For the exponential spectra shown in Fig. 6.14b, they contain components of frequencies 0 (dc), \(\pm 3, \pm 6\), and \(\pm 9\). The dc component is \(D_0=16\). The component \(e^{j 3 t}\) (frequency 3) has magnitude 6 and angle \(-\pi / 4\). Therefore, this component strength is \(6 e^{-j \pi / 4}\), and it can be expressed as \(\left(6 e^{-j \pi / 4}\right) e^{j 3 t}\). Similarly, the component of frequency -3 is \(\left(6 e^{j \pi / 4}\right) e^{-j 3 t}\). Proceeding in this manner, \(\hat{x}(t)\), the signal corresponding to the spectra in Fig. 6.14b, is \[ \begin{aligned} \hat{x}(t) & =16+\left[6 e^{-j \pi / 4} e^{j 3 t}+6 e^{j \pi / 4} e^{-j 3 t}\right]+\left[4 e^{-j \pi / 2} e^{j 6 t}+4 e^{j \pi / 2} e^{-j 6 t}\right] \\ & +\left[2 e^{-j \pi / 4} e^{j 9 t}+2 e^{j \pi / 4} e^{-j 9 t}\right] \\ & =16+6\left[e^{j(3 t-\pi / 4)}+e^{-j(3 t-\pi / 4)}\right]+4\left[e^{j(6 t-\pi / 2)}+e^{-j(6 t-\pi / 2)}\right] \\ & +2\left[e^{j(9 t-\pi / 4)}+e^{-j(9 t-\pi / 4)}\right] \\ & =16+12 \cos \left(3 t-\frac{\pi}{4}\right)+8 \cos \left(6 t-\frac{\pi}{2}\right)+4 \cos \left(9 t-\frac{\pi}{4}\right) \end{aligned} \]

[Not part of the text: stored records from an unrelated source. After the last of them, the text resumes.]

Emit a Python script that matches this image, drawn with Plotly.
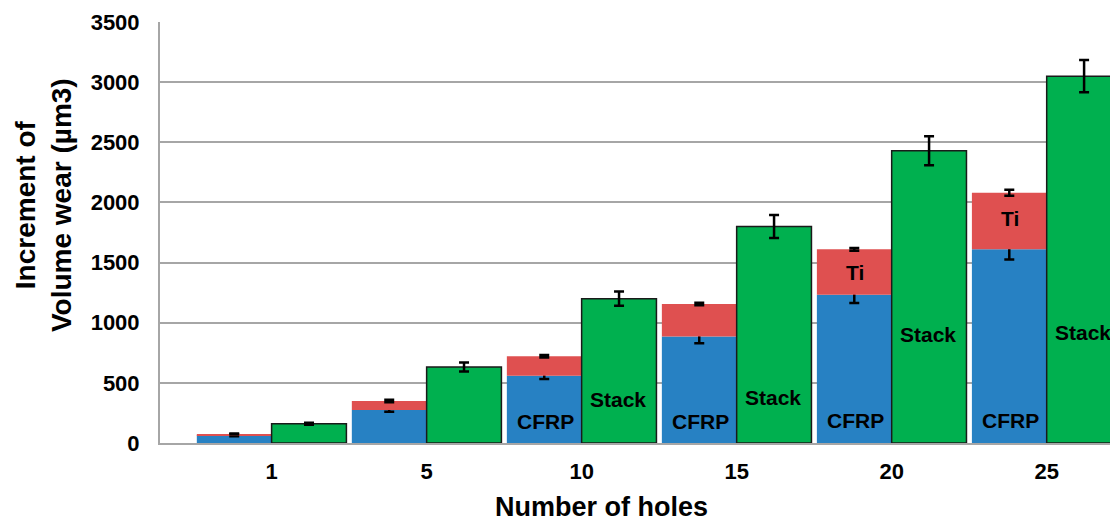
import plotly.graph_objects as go

holes = ["1", "5", "10", "15", "20", "25"]
cfrp = [65, 274, 560, 885, 1233, 1610]
cfrp_err = [8, 15, 27, 55, 70, 85]
ti = [10, 75, 161, 270, 377, 471]
ti_err = [5, 10, 10, 10, 12, 25]
stack = [160, 632, 1200, 1800, 2430, 3050]
stack_err = [8, 37, 60, 95, 120, 135]

# label spots inside the bars (value axis)
cfrp_lbl_y = [None, None, 180, 180, 190, 190]
ti_lbl_y = [None, None, None, None, 1420, 1870]
stack_lbl_y = [None, None, 360, 380, 900, 915]

blue = "#2781C3"
red = "#DF5050"
green = "#00B04F"
font = "Liberation Sans, Arial, sans-serif"

fig = go.Figure()
fig.add_trace(go.Bar(x=holes, y=cfrp, name="CFRP", offsetgroup="a",
                     marker=dict(color=blue, line=dict(width=0)),
                     error_y=dict(type="data", array=cfrp_err, color="black",
                                  thickness=2.5, width=5)))
fig.add_trace(go.Bar(x=holes, y=ti, base=cfrp, name="Ti", offsetgroup="a",
                     marker=dict(color=red, line=dict(width=0)),
                     error_y=dict(type="data", array=ti_err, color="black",
                                  thickness=2.5, width=5)))
fig.add_trace(go.Bar(x=holes, y=stack, name="Stack", offsetgroup="b",
                     marker=dict(color=green, line=dict(color="#1a1a1a", width=1.5)),
                     error_y=dict(type="data", array=stack_err, color="black",
                                  thickness=2.5, width=5)))

# the page has an 8px body margin, so the figure sits at (8, 8)
OFF = 8
W, H = 1118 - OFF, 525 - OFF
L, T, B = 160 - OFF, 22 - OFF, 82
pw, ph = W - L, H - T - B


def px(xp, yp):
    # page pixel -> paper coords
    return (xp - OFF - L) / pw, (H - B - (yp - OFF)) / ph


lbl_font = dict(size=21, color="black", family=font)
anns = []
for i, h in enumerate(holes):
    if cfrp_lbl_y[i] is not None:
        anns.append(dict(x=i, y=cfrp_lbl_y[i], text="<b>CFRP</b>", xshift=-36,
                         showarrow=False, font=lbl_font))
    if ti_lbl_y[i] is not None:
        anns.append(dict(x=i, y=ti_lbl_y[i], text="<b>Ti</b>", xshift=-37,
                         showarrow=False, font=lbl_font))
    if stack_lbl_y[i] is not None:
        anns.append(dict(x=i, y=stack_lbl_y[i], text="<b>Stack</b>", xshift=36,
                         showarrow=False, font=lbl_font))

tx, ty = px(601, 507)
anns.append(dict(x=tx, y=ty, xref="paper", yref="paper", xanchor="center", yanchor="middle",
                 text="<b>Number of holes</b>",
                 showarrow=False, font=dict(size=27, color="black", family=font)))
yx, yy = px(43, 205)
anns.append(dict(x=yx, y=yy, xref="paper", yref="paper", xanchor="center", yanchor="middle",
                 text="<b>Increment of<br>Volume wear (µm3)</b>", showarrow=False,
                 textangle=-90, font=dict(size=28, color="black", family=font)))

fig.update_layout(
    width=W, height=H,
    margin=dict(l=L, r=0, t=T, b=B),
    barmode="group", bargap=0.035, bargroupgap=0,
    plot_bgcolor="white", paper_bgcolor="white",
    showlegend=False,
    font=dict(family=font, color="black"),
    annotations=anns,
)
fig.update_xaxes(type="category", range=[-0.72, 5.46], showline=True, linecolor="#A6A6A6",
                 linewidth=2, ticks="", ticklabelstandoff=8, tickfont=dict(size=22, family=font),
                 tickprefix="<b>", ticksuffix="</b>")
fig.update_yaxes(range=[0, 3500], dtick=500, showline=True, linecolor="#A6A6A6", linewidth=2,
                 showgrid=True, gridcolor="#A6A6A6", gridwidth=1.5, zeroline=False,
                 ticks="", ticklabelstandoff=14,
                 tickfont=dict(size=22, family=font), tickprefix="<b>", ticksuffix="</b>")

fig.write_html("out.html")
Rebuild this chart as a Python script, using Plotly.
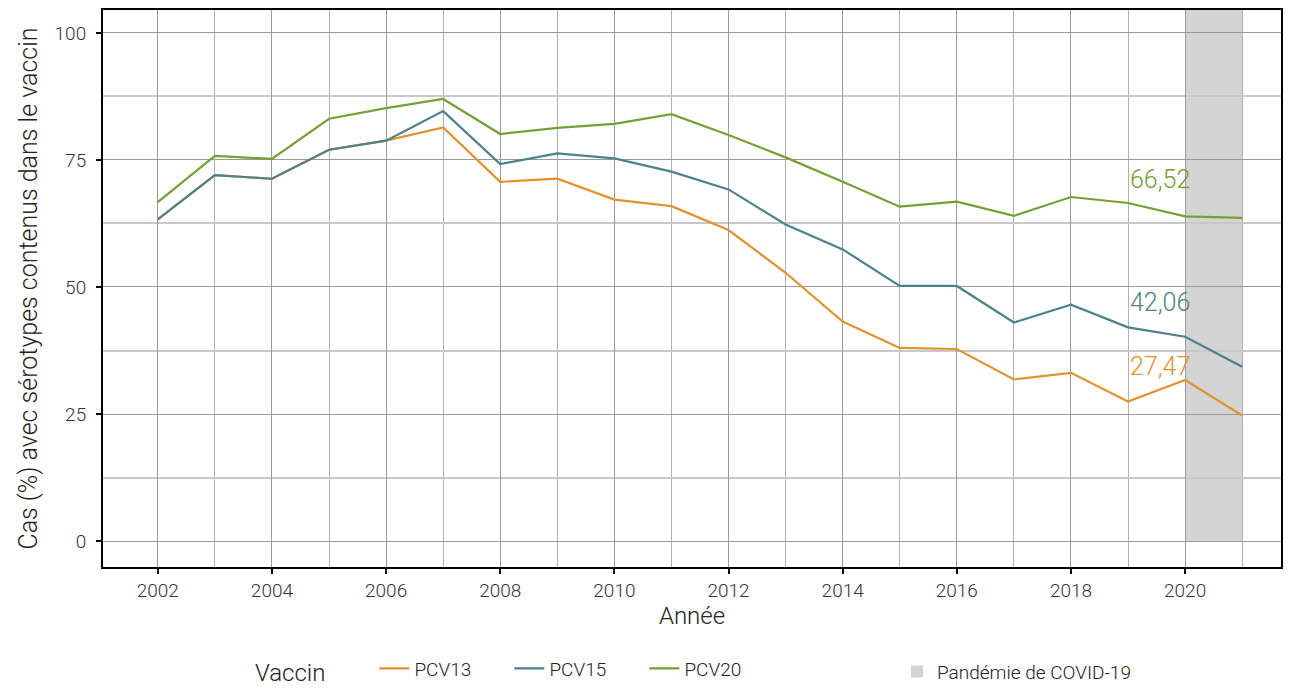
import plotly.graph_objects as go

years = list(range(2002, 2022))
pcv13 = [63.3, 72.0, 71.3, 77.0, 78.8, 81.4, 70.7, 71.3, 67.2, 65.9,
         61.2, 52.8, 43.2, 38.0, 37.8, 31.8, 33.1, 27.47, 31.7, 24.7]
pcv15 = [63.3, 72.0, 71.3, 77.0, 78.8, 84.6, 74.2, 76.3, 75.3, 72.7,
         69.2, 62.3, 57.4, 50.2, 50.2, 43.0, 46.5, 42.06, 40.2, 34.3]
pcv20 = [66.7, 75.8, 75.2, 83.1, 85.2, 87.0, 80.1, 81.3, 82.1, 84.0,
         79.9, 75.5, 70.7, 65.8, 66.8, 64.0, 67.7, 66.52, 63.9, 63.6]
series_names = ["PCV13", "PCV15", "PCV20"]
series_values = [pcv13, pcv15, pcv20]
colors = ["#E0922F", "#4E8286", "#74A035"]
label_year = 2019
label_text = ["27,47", "42,06", "66,52"]
label_y = [34.4, 46.9, 71.1]
covid_start, covid_end = 2020, 2021
covid_name = "Pandémie de COVID-19"
y_ticks = [0, 25, 50, 75, 100]
y_minor = [12.5, 37.5, 62.5, 87.5]
y_range = [-5.1, 104.5]

FONT = "Roboto, sans-serif"
TXT = "#222222"

fig = go.Figure()
for name, vals, col in zip(series_names, series_values, colors):
    fig.add_trace(go.Scatter(x=years, y=vals, mode="lines", name=name,
                             line=dict(color=col, width=2.2)))

for txt, yv, col in zip(label_text, label_y, colors):
    fig.add_annotation(x=label_year, y=yv, text=txt, showarrow=False,
                       xanchor="left", yanchor="middle", xshift=0,
                       font=dict(family=FONT, size=25, color=col, weight=300))

fig.add_shape(type="rect", xref="x", yref="y domain", x0=covid_start, x1=covid_end,
              y0=(0 - y_range[0]) / (y_range[1] - y_range[0]), y1=1,
              fillcolor="#d4d4d4", line=dict(width=0),
              layer="below", showlegend=True, name=covid_name, legend="legend2")

fig.update_layout(
    width=1293, height=682,
    margin=dict(l=95, r=20, t=2, b=123, autoexpand=False),
    plot_bgcolor="white", paper_bgcolor="white",
    font=dict(family=FONT, size=20, color=TXT, weight=300),
    legend=dict(orientation="h", x=0.1273, y=-0.186, xanchor="left", yanchor="middle",
                title=dict(text="Vaccin" + "&nbsp;" * 7, font=dict(size=24, color=TXT, weight=300)),
                font=dict(size=19, color=TXT, weight=300), entrywidth=90,
                itemwidth=30),
    legend2=dict(orientation="h", x=0.674, y=-0.188, xanchor="left", yanchor="middle",
                 font=dict(size=19, color=TXT, weight=300)),
    showlegend=True,
)
fig.update_xaxes(range=[2001.04, 2021.68], tickmode="linear", tick0=2002, dtick=2,
                 ticks="outside", ticklen=5, tickwidth=1.5, tickcolor="black",
                 ticklabelstandoff=0,
                 showline=True, linecolor="black", linewidth=2, mirror=True,
                 showgrid=True, gridcolor="#9a9a9a", gridwidth=1,
                 minor=dict(dtick=1, tick0=2003, showgrid=True, gridcolor="#b0b0b0", gridwidth=1),
                 zeroline=False,
                 title=dict(text="Année", font=dict(size=24, color=TXT, weight=300), standoff=4),
                 tickfont=dict(size=19, color="#333", weight=300))
fig.update_yaxes(range=y_range, tickmode="array", tickvals=y_ticks,
                 ticks="outside", ticklen=5, tickwidth=1.5, tickcolor="black",
                 ticklabelstandoff=6,
                 showline=True, linecolor="black", linewidth=2, mirror=True,
                 showgrid=True, gridcolor="#9a9a9a", gridwidth=1,
                 minor=dict(tickvals=y_minor, showgrid=True, gridcolor="#c8c8c8", gridwidth=1.5),
                 zeroline=False,
                 title=dict(text="Cas (%) avec sérotypes contenus dans le vaccin",
                            font=dict(size=25, color=TXT, weight=300), standoff=10),
                 tickfont=dict(size=19, color="#333", weight=300))

fig.write_html("out.html")
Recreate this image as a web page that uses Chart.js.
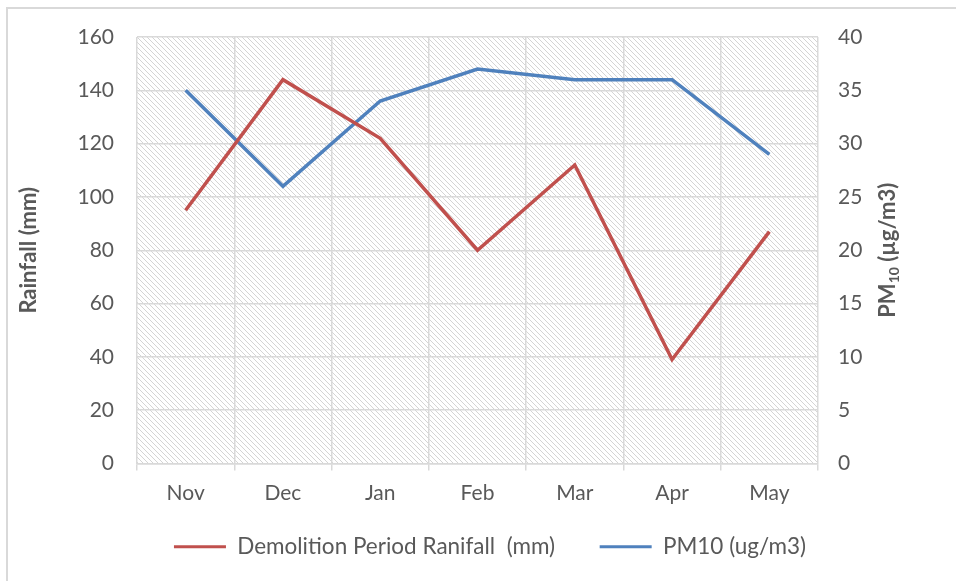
<!DOCTYPE html>
<html>
<head>
<meta charset="utf-8">
<script src="https://cdn.jsdelivr.net/npm/chart.js@4/dist/chart.umd.min.js"></script>
<style>
	html, body { margin: 0; padding: 0; background: #fff; }
	#frame { position: absolute; left: 6px; top: 7px; width: 960px; height: 580px; border: 2px solid #d9d9d9; box-sizing: border-box; }
	#wrap { position: absolute; left: 0; top: 0; width: 956px; height: 581px; }
</style>
</head>
<body>
<div id="frame"></div>
<div id="wrap"><canvas id="main_chart"></canvas></div>
<script>
const months = ["Nov", "Dec", "Jan", "Feb", "Mar", "Apr", "May"];
const rainfall = [95, 144, 122, 80, 112, 39, 87];
const pm10 = [35, 26, 34, 37, 36, 36, 29];
const rainTicks = [0, 20, 40, 60, 80, 100, 120, 140, 160];
const pmTicks = [0, 5, 10, 15, 20, 25, 30, 35, 40];

const fontFamily = 'Lato, "Open Sans", sans-serif';
const textColor = '#595959';

// diagonal hatch used as plot background
function makeHatch() {
	const s = 5;
	const c = document.createElement('canvas');
	c.width = s;
	c.height = s;
	const g = c.getContext('2d');
	g.fillStyle = '#ffffff';
	g.fillRect(0, 0, s, s);
	g.strokeStyle = '#d4d4d4';
	g.lineWidth = 1;
	g.beginPath();
	g.moveTo(-1, -1); g.lineTo(s + 1, s + 1);
	g.moveTo(-s - 1, -1); g.lineTo(1, s + 1);
	g.moveTo(s - 1, -1); g.lineTo(2 * s + 1, s + 1);
	g.stroke();
	return c;
}

const hatchPlugin = {
	id: 'hatch',
	beforeDraw(chart) {
		const { ctx, chartArea } = chart;
		ctx.save();
		ctx.fillStyle = ctx.createPattern(makeHatch(), 'repeat');
		ctx.fillRect(chartArea.left, chartArea.top, chartArea.right - chartArea.left, chartArea.bottom - chartArea.top);
		ctx.restore();
	}
};

const titlePlugin = {
	id: 'axisTitles',
	afterDraw(chart) {
		const { ctx, chartArea } = chart;
		const mid = (chartArea.top + chartArea.bottom) / 2;
		ctx.save();
		ctx.fillStyle = textColor;
		ctx.textBaseline = 'middle';

		// left title
		ctx.save();
		ctx.translate(29, mid);
		ctx.rotate(-Math.PI / 2);
		ctx.textAlign = 'center';
		ctx.font = 'bold 22px ' + fontFamily;
		ctx.fillText('Rainfall (mm)', 0, 0);
		ctx.restore();

		// right title with subscript
		ctx.save();
		ctx.translate(888, mid);
		ctx.rotate(-Math.PI / 2);
		ctx.textAlign = 'left';
		const big = 'bold 22px ' + fontFamily;
		const small = 'bold 14px ' + fontFamily;
		ctx.font = big;
		const w1 = ctx.measureText('PM').width;
		const w3 = ctx.measureText(' (µg/m3)').width;
		ctx.font = small;
		const w2 = ctx.measureText('10').width;
		let x = -(w1 + w2 + w3) / 2;
		ctx.font = big;
		ctx.fillText('PM', x, 0);
		x += w1;
		ctx.font = small;
		ctx.fillText('10', x, 6);
		x += w2;
		ctx.font = big;
		ctx.fillText(' (µg/m3)', x, 0);
		ctx.restore();

		ctx.restore();
	}
};

new Chart(document.getElementById('main_chart'), {
	type: 'line',
	data: {
		labels: months,
		datasets: [
			{
				label: 'Demolition Period Ranifall  (mm)',
				data: rainfall,
				borderColor: '#c0504d',
				backgroundColor: '#c0504d',
				borderWidth: 3.5,
				pointRadius: 0,
				tension: 0,
				yAxisID: 'y',
			},
			{
				label: 'PM10 (ug/m3)',
				data: pm10,
				borderColor: '#4f81bd',
				backgroundColor: '#4f81bd',
				borderWidth: 3.5,
				pointRadius: 0,
				tension: 0,
				yAxisID: 'y1',
			}
		]
	},
	plugins: [hatchPlugin, titlePlugin],
	options: {
		responsive: true,
		maintainAspectRatio: false,
		animation: false,
		layout: {
			padding: { top: 37, bottom: 13, left: 24, right: 0 }
		},
		scales: {
			x: {
				offset: true,
				grid: {
					offset: true,
					color: '#d9d9d9',
					lineWidth: 1.5,
					drawTicks: true,
					tickLength: 7,
				},
				border: { color: '#d9d9d9', width: 1.5 },
				ticks: {
					color: textColor,
					font: { size: 21, family: fontFamily },
					padding: 10,
					maxRotation: 0,
				},
				afterFit(scale) { scale.height = 62; },
			},
			y: {
				position: 'left',
				min: 0,
				max: 160,
				afterBuildTicks(scale) { scale.ticks = rainTicks.map(v => ({ value: v })); },
				grid: {
					color: '#d9d9d9',
					lineWidth: 1.5,
					drawTicks: false,
				},
				border: { display: false },
				ticks: {
					color: textColor,
					font: { size: 21, family: fontFamily },
					padding: 23,
				},
				afterFit(scale) { scale.width = 113; },
			},
			y1: {
				position: 'right',
				min: 0,
				max: 40,
				afterBuildTicks(scale) { scale.ticks = pmTicks.map(v => ({ value: v })); },
				grid: { display: false, drawTicks: false },
				border: { display: false },
				ticks: {
					color: textColor,
					font: { size: 21, family: fontFamily },
					padding: 20,
				},
				afterFit(scale) { scale.width = 138; },
			}
		},
		plugins: {
			legend: {
				position: 'bottom',
				labels: {
					boxWidth: 52,
					boxHeight: 3,
					color: textColor,
					font: { size: 22.5, family: fontFamily },
					padding: 10,
					generateLabels(chart) {
						const items = Chart.defaults.plugins.legend.labels.generateLabels(chart);
						items.forEach(it => { it.lineWidth = 0; });
						// extra gap after the first entry
						items[0].text += '      ';
						return items;
					}
				}
			},
			tooltip: { enabled: false },
		}
	}
});
</script>
</body>
</html>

Clearly both sets of spectra represent the same periodic signal.

BANDWIDTH OF A SIGNAL

The difference between the highest and the lowest frequencies of the spectral components of a signal is the bandwidth of the signal.

The bandwidth of the signal whose exponential spectra are shown in Fig. 6.14b is 9 (in radians).

The highest and lowest frequencies are 9 and 0, respectively. Note that the component of frequency 12 has zero amplitude and is nonexistent.

Moreover, the lowest frequency is 0 , not -9 . Recall that the frequencies (in the conventional sense) of the spectral components at \(\omega\) = -3, -6, and -9 in reality are 3,6 and 9. The bandwidth can be more readily seen from the trigonometric spectra in Fig. 6.14a.